I’ve done over 100 eBay auctions over the past decade, and with auctions powerful emotional drivers comes into play. Anyone who bids on a No Reserve auction knows that he or she can in fact win the auction and get the stuff. In the opposite Reserve Price scenario, a person can place the highest and still not win the stuff.

By protecting yourself with a Reserve Price, you actually transfer the risk to the bidders. Bidders can put time into an auction, and walk away with nothing. They can beat their competitors and still not win the game. Where’s the fun in that?

On the other hand, by opting out of a Reserve Price and by taking on the risk myself, I can minimize risk, and convert more visitors into watchers, and more watchers into bidders.

Bids; not Reserve Prices, drive up final auction value. Bids allow the market to determine the price, and my experience with over 100 eBay auctions has taught me that the market usually sets a higher price than the seller. Why? Because people get emotionally attached to auctions. After placing the highest bid on an auction, buyers begin to feel like the auctions is now “theirs.” They form an emotional attachment.

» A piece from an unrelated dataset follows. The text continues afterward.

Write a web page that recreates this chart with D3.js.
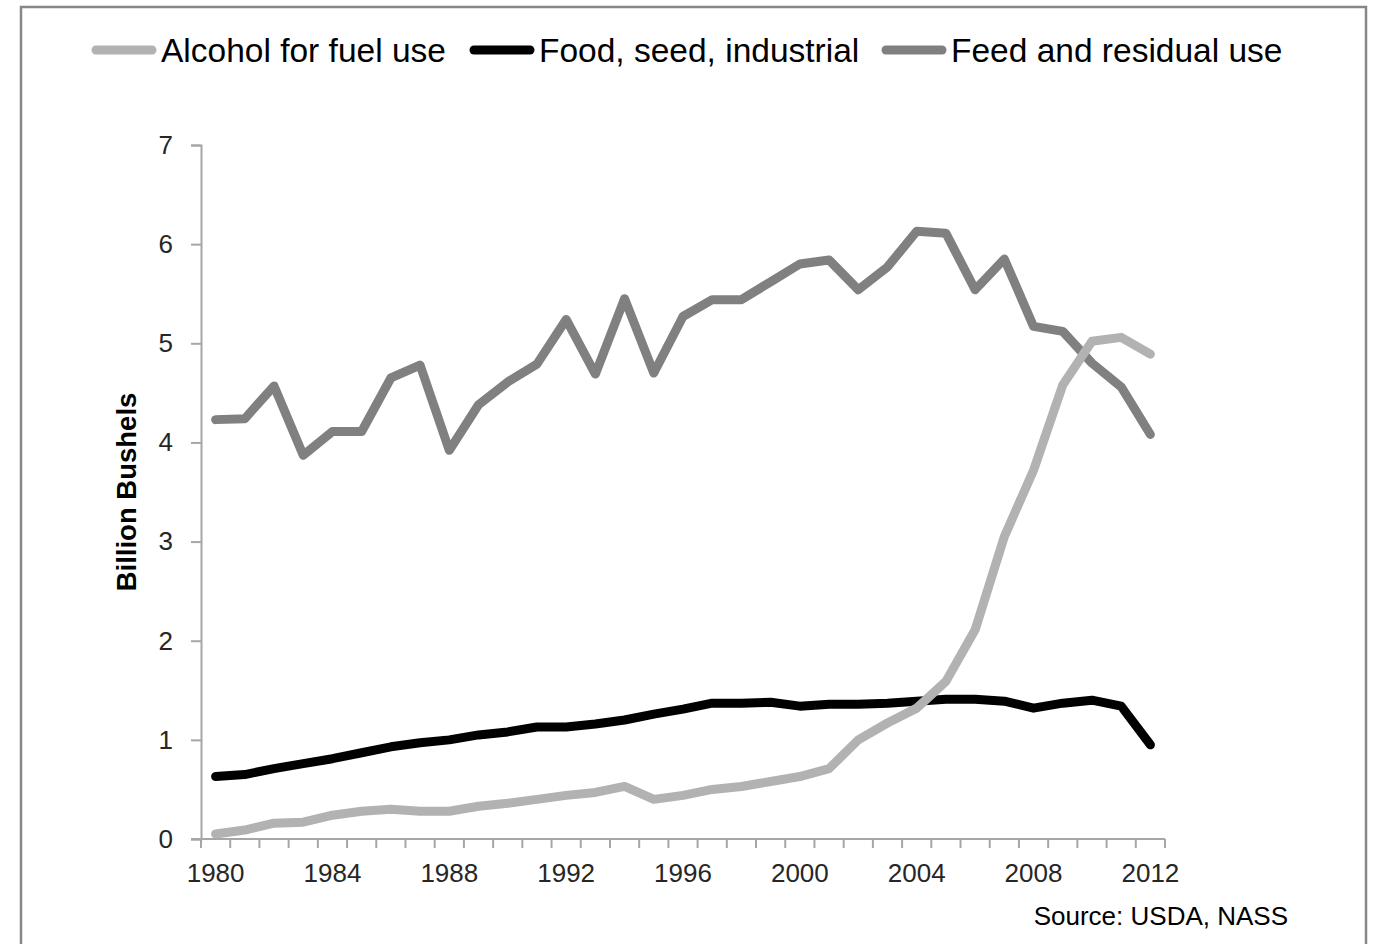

When an interloper subsequently outbids the former highest bidder, his or her competitive instinct (and a tinge of anxiety) set in: “I now have to get back what is rightfully mine.” More bids push the price higher and higher.

That’s why I made the choices I did with this Flippa auction. Auctions with no Reserve Price and a low starting bid tap into all those emotional drivers: competition, fear of missing out, protecting one’s property. Without a Reserve Price as a barrier to entry, an auction can attract more page views, convert more viewers into watchers, and gain a much larger pool of potential bidders.

Sure, auctions have inherent risk. Someone *could* win your stuff for a rock-bottom price. But no matter what you decide, remember this: People power auctions.